**Supplied information**:
== == ==

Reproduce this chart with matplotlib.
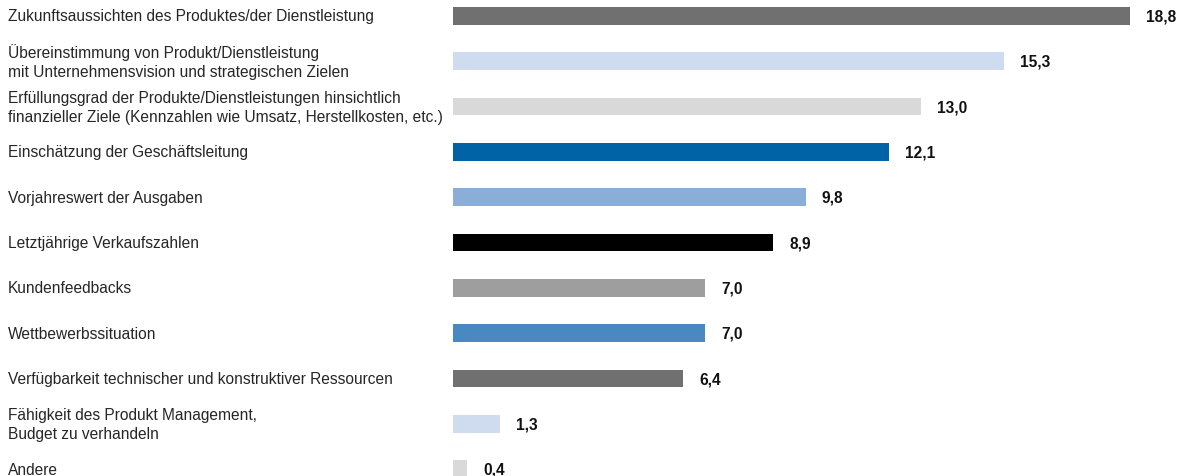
import matplotlib
matplotlib.use("Agg")
import matplotlib.pyplot as plt
from matplotlib.transforms import blended_transform_factory

labels = [
    "Zukunftsaussichten des Produktes/der Dienstleistung",
    "Übereinstimmung von Produkt/Dienstleistung\nmit Unternehmensvision und strategischen Zielen",
    "Erfüllungsgrad der Produkte/Dienstleistungen hinsichtlich\nfinanzieller Ziele (Kennzahlen wie Umsatz, Herstellkosten, etc.)",
    "Einschätzung der Geschäftsleitung",
    "Vorjahreswert der Ausgaben",
    "Letztjährige Verkaufszahlen",
    "Kundenfeedbacks",
    "Wettbewerbssituation",
    "Verfügbarkeit technischer und konstruktiver Ressourcen",
    "Fähigkeit des Produkt Management,\nBudget zu verhandeln",
    "Andere",
]
values = [18.8, 15.3, 13.0, 12.1, 9.8, 8.9, 7.0, 7.0, 6.4, 1.3, 0.4]
colors = ["#707070", "#cfdcef", "#d9d9d9", "#0063a6", "#8aaed8", "#000000",
          "#9e9e9e", "#4a88c2", "#707070", "#cfdcef", "#d9d9d9"]

plt.rcParams['font.family'] = ['Liberation Sans', 'DejaVu Sans']

W, H = 1186, 477
fig = plt.figure(figsize=(W / 100, H / 100), dpi=100)
x0 = 453
ax = fig.add_axes([x0 / W, 0, 1 - x0 / W, 1])

ypos = list(range(len(values)))
ax.barh(ypos, values, height=0.39, color=colors)

# 36 px per unit horizontally, 45.34 px per row vertically
ax.set_xlim(0, (W - x0) / 36.0)
ax.set_ylim((H - 16.9) / 45.34, -16.9 / 45.34)
ax.axis("off")

tr = blended_transform_factory(ax.transAxes, ax.transData)
lx = (8 - x0) / (W - x0)
for y, lab in zip(ypos, labels):
    ax.text(lx, y, lab, transform=tr, ha="left", va="center",
            fontsize=11.2, color="#262626", linespacing=1.32, clip_on=False)

for y, v in zip(ypos, values):
    ax.annotate(f"{v:.1f}".replace(".", ","), (v, y), xytext=(16, 0),
                textcoords="offset pixels", ha="left", va="center",
                fontsize=11.2, fontweight="bold", color="#111111")

fig.savefig("out.png", dpi=100)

== == ==

**Task details**:
Set the pictures aside and transcribe the data above exactly.

**Output for this task**:
Reproduce this chart with matplotlib.
import matplotlib
matplotlib.use("Agg")
import matplotlib.pyplot as plt
from matplotlib.transforms import blended_transform_factory

labels = [
    "Zukunftsaussichten des Produktes/der Dienstleistung",
    "Übereinstimmung von Produkt/Dienstleistung\nmit Unternehmensvision und strategischen Zielen",
    "Erfüllungsgrad der Produkte/Dienstleistungen hinsichtlich\nfinanzieller Ziele (Kennzahlen wie Umsatz, Herstellkosten, etc.)",
    "Einschätzung der Geschäftsleitung",
    "Vorjahreswert der Ausgaben",
    "Letztjährige Verkaufszahlen",
    "Kundenfeedbacks",
    "Wettbewerbssituation",
    "Verfügbarkeit technischer und konstruktiver Ressourcen",
    "Fähigkeit des Produkt Management,\nBudget zu verhandeln",
    "Andere",
]
values = [18.8, 15.3, 13.0, 12.1, 9.8, 8.9, 7.0, 7.0, 6.4, 1.3, 0.4]
colors = ["#707070", "#cfdcef", "#d9d9d9", "#0063a6", "#8aaed8", "#000000",
          "#9e9e9e", "#4a88c2", "#707070", "#cfdcef", "#d9d9d9"]

plt.rcParams['font.family'] = ['Liberation Sans', 'DejaVu Sans']

W, H = 1186, 477
fig = plt.figure(figsize=(W / 100, H / 100), dpi=100)
x0 = 453
ax = fig.add_axes([x0 / W, 0, 1 - x0 / W, 1])

ypos = list(range(len(values)))
ax.barh(ypos, values, height=0.39, color=colors)

# 36 px per unit horizontally, 45.34 px per row vertically
ax.set_xlim(0, (W - x0) / 36.0)
ax.set_ylim((H - 16.9) / 45.34, -16.9 / 45.34)
ax.axis("off")

tr = blended_transform_factory(ax.transAxes, ax.transData)
lx = (8 - x0) / (W - x0)
for y, lab in zip(ypos, labels):
    ax.text(lx, y, lab, transform=tr, ha="left", va="center",
            fontsize=11.2, color="#262626", linespacing=1.32, clip_on=False)

for y, v in zip(ypos, values):
    ax.annotate(f"{v:.1f}".replace(".", ","), (v, y), xytext=(16, 0),
                textcoords="offset pixels", ha="left", va="center",
                fontsize=11.2, fontweight="bold", color="#111111")

fig.savefig("out.png", dpi=100)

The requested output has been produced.